Al-Qaeda-linked gunmen, cited by Mauritania's ANI news agency, said they were still holding seven foreigners at a remote Algerian gas plant deep in the Sahara desert - three Belgians, two Americans, one Japanese and a Briton.

An Algerian security official put their number at 10.

However, more workers remain unaccounted for, and the fate of at least 10 Japanese nationals is unknown, according to Tokyo.

Mr Abe called for all-out efforts to collect accurate information on the situation and for close international cooperation to resolve the crisis.

The Islamist captors have demanded a prisoner swap and an end to French military action in Mali.

The meeting in Tokyo came shortly after a joint news conference in Washington involving US Secretary of State Hillary Clinton and Japanese Foreign Minister Fumio Kishida.

"The government of Japan has been requesting the government of Algeria to place the utmost priority on ensuring the safety and the lives of the hostages," Mr Kishida said.

International criticism of the haste with which Algeria launched a dramatic military assault to rescue the hostages has been mounting, after an Algerian security official said it had left dead 12 hostages and 18 kidnappers.

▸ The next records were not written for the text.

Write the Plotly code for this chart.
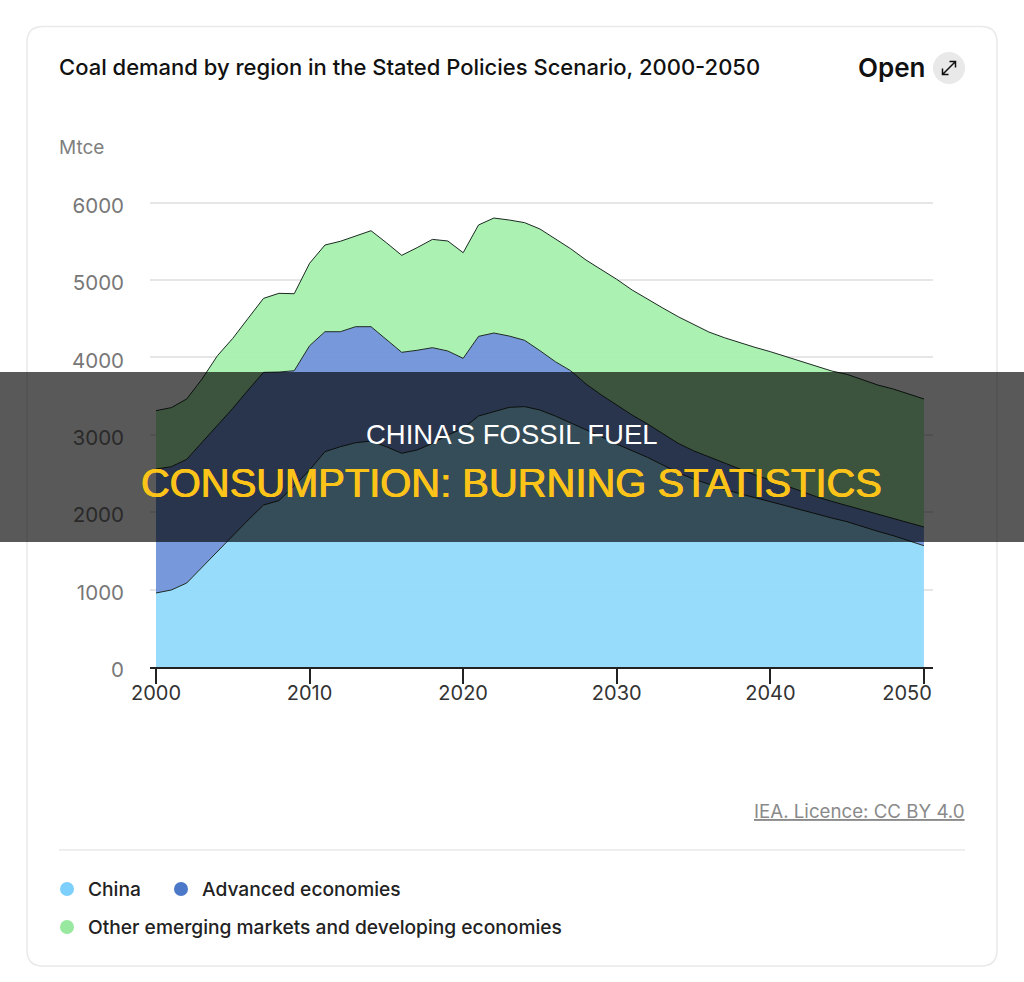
import plotly.graph_objects as go

W, H = 1024, 982

# Year axis
years = list(range(2000, 2051))

# Cumulative stack levels in Mtce: China, then China + advanced economies,
# then the world total including other emerging markets.
china = [956, 995, 1085, 1290, 1499, 1705, 1899, 2093, 2149, 2339,
         2545, 2782, 2846, 2898, 2920, 2846, 2761, 2804, 2890, 2997,
         3083, 3243, 3299, 3355, 3364, 3320, 3243, 3157, 3062, 2976,
         2881, 2794, 2709, 2610, 2510, 2429, 2360, 2296, 2240, 2192,
         2136, 2084, 2028, 1977, 1925, 1877, 1813, 1753, 1697, 1632, 1567]
china_advanced = [2558, 2588, 2683, 2898, 3127, 3342, 3579, 3807, 3811, 3828,
                  4151, 4332, 4332, 4397, 4397, 4234, 4066, 4092, 4126, 4083,
                  3988, 4272, 4315, 4276, 4221, 4087, 3945, 3828, 3656, 3514,
                  3385, 3256, 3140, 3010, 2890, 2794, 2717, 2631, 2553, 2481,
                  2416, 2342, 2270, 2200, 2140, 2084, 2028, 1973, 1916, 1860, 1809]
total = [3312, 3351, 3463, 3721, 4022, 4246, 4505, 4763, 4828, 4823,
         5216, 5452, 5500, 5568, 5637, 5482, 5319, 5418, 5525, 5504,
         5353, 5711, 5801, 5775, 5741, 5659, 5530, 5404, 5258, 5138,
         5009, 4871, 4750, 4638, 4526, 4422, 4328, 4255, 4190, 4130,
         4074, 4009, 3954, 3889, 3824, 3781, 3708, 3643, 3592, 3531, 3463]

y_ticks = [0, 1000, 2000, 3000, 4000, 5000, 6000]
x_ticks = [2000, 2010, 2020, 2030, 2040, 2050]
# The last year label is nudged left so it stays inside the card's plot width
x_tick_text = ["2000", "2010", "2020", "2030", "2040", "2050" + "\u00a0" * 6]

series_names = ["China", "Advanced economies",
                "Other emerging markets and developing economies"]
fill_colors = ["rgba(146,218,251,0.95)", "rgba(112,146,216,0.95)", "rgba(166,240,174,0.95)"]
dot_colors = ["#7dd0fb", "#4b78c8", "#98e89f"]

UI_FONT = "Inter"
BANNER_FONT = "Liberation Sans"


def px(x):
    return x / W


def py(y):
    return 1 - y / H


def rect_path(x0, y0, x1, y1, r):
    return (f"M {px(x0 + r)} {py(y0)} L {px(x1 - r)} {py(y0)} "
            f"Q {px(x1)} {py(y0)} {px(x1)} {py(y0 + r)} "
            f"L {px(x1)} {py(y1 - r)} Q {px(x1)} {py(y1)} {px(x1 - r)} {py(y1)} "
            f"L {px(x0 + r)} {py(y1)} Q {px(x0)} {py(y1)} {px(x0)} {py(y1 - r)} "
            f"L {px(x0)} {py(y0 + r)} Q {px(x0)} {py(y0)} {px(x0 + r)} {py(y0)} Z")


def label(text, x, y, size, color, anchor="left", font=UI_FONT, weight=400, shadow=None):
    f = dict(family=font, size=size, color=color, weight=weight)
    if shadow:
        f["shadow"] = shadow
    return dict(text=text, x=px(x), y=py(y), xref="paper", yref="paper",
                xanchor=anchor, yanchor="middle", showarrow=False,
                borderpad=0, borderwidth=0, font=f)


def dot(cx, cy, r, color):
    return dict(type="circle", xref="paper", yref="paper", layer="above",
                x0=px(cx - r), x1=px(cx + r), y0=py(cy + r), y1=py(cy - r),
                fillcolor=color, line=dict(width=0))


def hline(x0, x1, y, color, width):
    return dict(type="line", xref="paper", yref="paper", layer="above",
                x0=px(x0), x1=px(x1), y0=py(y), y1=py(y),
                line=dict(color=color, width=width))


fig = go.Figure()

edge = dict(color="#1c2a22", width=1)
fig.add_trace(go.Scatter(x=years, y=china, name=series_names[0], mode="lines",
                         line=edge, fill="tozeroy", fillcolor=fill_colors[0]))
fig.add_trace(go.Scatter(x=years, y=china_advanced, name=series_names[1], mode="lines",
                         line=edge, fill="tonexty", fillcolor=fill_colors[1]))
fig.add_trace(go.Scatter(x=years, y=total, name=series_names[2], mode="lines",
                         line=edge, fill="tonexty", fillcolor=fill_colors[2]))

shapes = [
    # Card outline
    dict(type="path", path=rect_path(27, 26.5, 997, 966, 16), xref="paper", yref="paper",
         layer="below", fillcolor="#ffffff", line=dict(color="#e9e9e9", width=1.5)),
    # Divider above the legend
    hline(59, 965, 850, "#e9e9e9", 1.5),
    # Expand button and its arrow glyph
    dot(949, 68, 16, "#e9e9e9"),
    dict(type="path", xref="paper", yref="paper", layer="above",
         path=(f"M {px(942.5)} {py(74.5)} L {px(955.5)} {py(61.5)} "
               f"M {px(949.5)} {py(61.5)} L {px(955.5)} {py(61.5)} L {px(955.5)} {py(67.5)} "
               f"M {px(942.5)} {py(68.5)} L {px(942.5)} {py(74.5)} L {px(948.5)} {py(74.5)}"),
         line=dict(color="#111111", width=1.5)),
    # Legend dots
    dot(67, 889, 7, dot_colors[0]),
    dot(181, 889, 7, dot_colors[1]),
    dot(67, 927, 7, dot_colors[2]),
    # Headline band across the chart
    dict(type="rect", xref="paper", yref="paper", layer="above",
         x0=0, x1=1, y0=py(542), y1=py(372),
         fillcolor="rgba(0,0,0,0.65)", line=dict(width=0)),
]

annotations = [
    label("Coal demand by region in the Stated Policies Scenario, 2000-2050", 59, 67, 22, "#111111", weight=500),
    label("Open", 926, 68, 26, "#111111", anchor="right", weight=600),
    label("Mtce", 59, 148, 19, "#808080"),
    label("<u>IEA. Licence: CC BY 4.0</u>", 965, 811, 18.7, "#8a8a8a", anchor="right"),
    label(series_names[0], 88, 889, 19.2, "#222222", weight=500),
    label(series_names[1], 202, 889, 19.2, "#222222", weight=500),
    label(series_names[2], 88, 927, 19.2, "#222222", weight=500),
    label("CHINA'S FOSSIL FUEL", 511.5, 434, 27.5, "#ffffff", anchor="center", font=BANNER_FONT),
    label("CONSUMPTION: BURNING STATISTICS", 511, 483, 39.9, "#fcc419", anchor="center", font=BANNER_FONT,
          shadow="0.5px 0 0 #fcc419, -0.5px 0 0 #fcc419"),
]

fig.update_layout(
    width=W, height=H,
    margin=dict(l=0, r=0, t=0, b=0, autoexpand=False),
    paper_bgcolor="#ffffff", plot_bgcolor="rgba(0,0,0,0)",
    showlegend=False,
    shapes=shapes,
    annotations=annotations,
    xaxis=dict(domain=[px(150), px(933)], range=[1999.61, 2050.59],
               tickmode="array", tickvals=x_ticks, ticktext=x_tick_text,
               ticks="outside", ticklen=15, tickwidth=1.5, tickcolor="#222222",
               ticklabelstandoff=-8,
               tickfont=dict(family=UI_FONT, size=20, color="#333333"),
               showgrid=False, zeroline=False, automargin=False,
               showline=True, linecolor="#222222", linewidth=2),
    yaxis=dict(domain=[py(667), py(190)], range=[0, 6163],
               tickmode="array", tickvals=y_ticks, ticktext=[str(v) for v in y_ticks],
               ticks="", ticklabelstandoff=25, ticklabelshift=3, automargin=False,
               tickfont=dict(family=UI_FONT, size=20.5, color="#777777"),
               showgrid=True, gridcolor="#e6e6e6", gridwidth=1.5,
               zeroline=False, showline=False),
)

fig.write_html("out.html")
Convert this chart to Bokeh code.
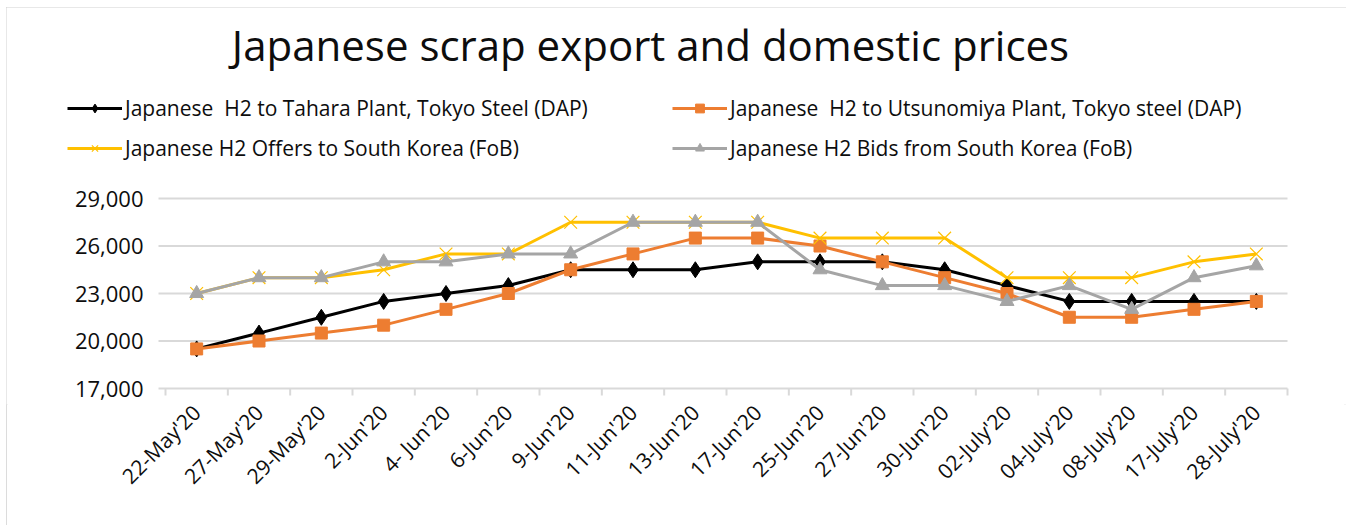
import math
from bokeh.plotting import figure
from bokeh.models import (Range1d, FixedTicker, Legend, LegendItem, Label,
                          ColumnDataSource)
from bokeh.core.properties import value
from bokeh.embed import file_html
from bokeh.resources import INLINE

title_text = "Japanese scrap export and domestic prices"

dates = ["22-May'20", "27-May'20", "29-May'20", "2-Jun'20", "4- Jun'20", "6-Jun'20",
         "9-Jun'20", "11-Jun'20", "13-Jun'20", "17-Jun'20", "25-Jun'20", "27-Jun'20",
         "30-Jun'20", "02-July'20", "04-July'20", "08-July'20", "17-July'20", "28-July'20"]
tahara = [19500, 20500, 21500, 22500, 23000, 23500, 24500, 24500, 24500, 25000, 25000,
          25000, 24500, 23500, 22500, 22500, 22500, 22500]
utsunomiya = [19500, 20000, 20500, 21000, 22000, 23000, 24500, 25500, 26500, 26500, 26000,
              25000, 24000, 23000, 21500, 21500, 22000, 22500]
offers = [23000, 24000, 24000, 24500, 25500, 25500, 27500, 27500, 27500, 27500, 26500,
          26500, 26500, 24000, 24000, 24000, 25000, 25500]
bids = [23000, 24000, 24000, 25000, 25000, 25500, 25500, 27500, 27500, 27500, 24500,
        23500, 23500, 22500, 23500, 22000, 24000, 24750]
y_ticks = [17000, 20000, 23000, 26000, 29000]

series_names = ["Japanese  H2 to Tahara Plant, Tokyo Steel (DAP)",
                "Japanese  H2 to Utsunomiya Plant, Tokyo steel (DAP)",
                "Japanese H2 Offers to South Korea (FoB)",
                "Japanese H2 Bids from South Korea (FoB)"]

# ---- layout constants (pixels) ----
W, H = 1340, 518
PLOT_L, PLOT_R = 159, 1281       # plot-area edges inside the figure
PLOT_T, PLOT_B = 191, 381
PAD_B = 16                       # room below the axis line for the "17,000" label
n = len(dates)
slot = (PLOT_R - PLOT_L) / n
yscale = (y_ticks[-1] - y_ticks[0]) / (PLOT_B - PLOT_T)
x_lo = -PLOT_L / slot
x_hi = n + (W - PLOT_R) / slot
y_hi = y_ticks[-1] + PLOT_T * yscale
y_lo = y_ticks[0] - PAD_B * yscale

centers = [i + 0.5 for i in range(n)]
edges = [float(i) for i in range(n + 1)]

src = ColumnDataSource(dict(x=centers, tahara=tahara, utsunomiya=utsunomiya,
                            offers=offers, bids=bids))

FONT = "Open Sans"
GRID = "#D9D9D9"
TXT = "#0d0d0d"

p = figure(width=W, height=H, output_backend="svg", toolbar_location=None,
           x_range=Range1d(x_lo, x_hi), y_range=Range1d(y_lo, y_hi),
           min_border_left=0, min_border_right=0, min_border_top=0,
           min_border_bottom=H - PLOT_B - PAD_B)
p.outline_line_color = None
p.styles = {"margin-left": "6px", "margin-top": "7px",
            "outline": "2px solid #D0D0D0", "outline-offset": "-2px"}
p.grid.visible = False
p.yaxis.visible = False

# horizontal gridlines (the 17,000 one doubles as the category axis line)
p.segment(x0=-7 / slot, x1=n, y0=y_ticks, y1=y_ticks, line_color=GRID,
          line_width=2, level="underlay")
# category tick marks between the slots
p.segment(x0=edges, x1=edges, y0=[y_ticks[0]] * len(edges),
          y1=[y_ticks[0] - 7 * yscale] * len(edges), line_color=GRID, line_width=2,
          level="underlay")
# value labels
p.text(x=[0] * len(y_ticks), y=y_ticks, text=[f"{v:,}" for v in y_ticks],
       x_offset=-22, text_align="right", text_baseline="middle",
       text_font=value(FONT), text_font_size="22px", text_color=TXT)

# category labels at slot centres
xa = p.xaxis[0]
xa.ticker = FixedTicker(ticks=centers)
xa.major_label_overrides = {c: d for c, d in zip(centers, dates)}
xa.axis_line_color = None
xa.major_tick_line_color = None
xa.minor_tick_line_color = None
xa.major_tick_out = 0
xa.major_tick_in = 0
xa.major_label_orientation = math.pi / 4
xa.major_label_standoff = 4
xa.major_label_text_font = FONT
xa.major_label_text_font_size = "21px"
xa.major_label_text_color = TXT

# series
l1 = p.line("x", "tahara", source=src, line_color="black", line_width=3)
s1 = p.scatter("x", "tahara", source=src, marker="diamond", size=16,
               fill_color="black", line_color="black")
l2 = p.line("x", "utsunomiya", source=src, line_color="#ED7D31", line_width=3)
s2 = p.scatter("x", "utsunomiya", source=src, marker="square", size=12,
               fill_color="#ED7D31", line_color="#ED7D31")
l3 = p.line("x", "offers", source=src, line_color="#FFC000", line_width=3)
s3 = p.scatter("x", "offers", source=src, marker="x", size=18,
               line_color="#FFC000", line_width=1.2)
l4 = p.line("x", "bids", source=src, line_color="#A5A5A5", line_width=3)
s4 = p.scatter("x", "bids", source=src, marker="triangle", size=14,
               fill_color="#A5A5A5", line_color="#A5A5A5")

legend = Legend(items=[LegendItem(label=series_names[0], renderers=[l1, s1]),
                       LegendItem(label=series_names[1], renderers=[l2, s2]),
                       LegendItem(label=series_names[2], renderers=[l3, s3]),
                       LegendItem(label=series_names[3], renderers=[l4, s4])],
                location=(61, 226 + PAD_B), orientation="horizontal", ncols=2,
                padding=0, margin=0, spacing=12,
                glyph_width=55, glyph_height=22, label_height=22, label_width=535,
                label_standoff=3, label_text_font=FONT, label_text_font_size="21px",
                label_text_color=TXT,
                border_line_color=None, background_fill_alpha=0)
p.add_layout(legend)

p.add_layout(Label(x=644, y=344 + PAD_B, x_units="screen", y_units="screen",
                   text=title_text, text_align="center", text_baseline="alphabetic",
                   text_font=FONT, text_font_size="42px", text_color=TXT))

open("out.html", "w").write(file_html(p, INLINE))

Japanese plant builder JGC, which has 78 employees at the site, said it had now accounted for 17 of them - seven Japanese and 10 others, including two Philippine nationals and a Romanian.

JGC president Koichi Kawana and other senior officials left for Algeria early Saturday.

"Since the safety of many more people has yet to be confirmed, I would like to confirm their safety based on firm and accurate information," Mr Kawana told reporters ahead of his departure.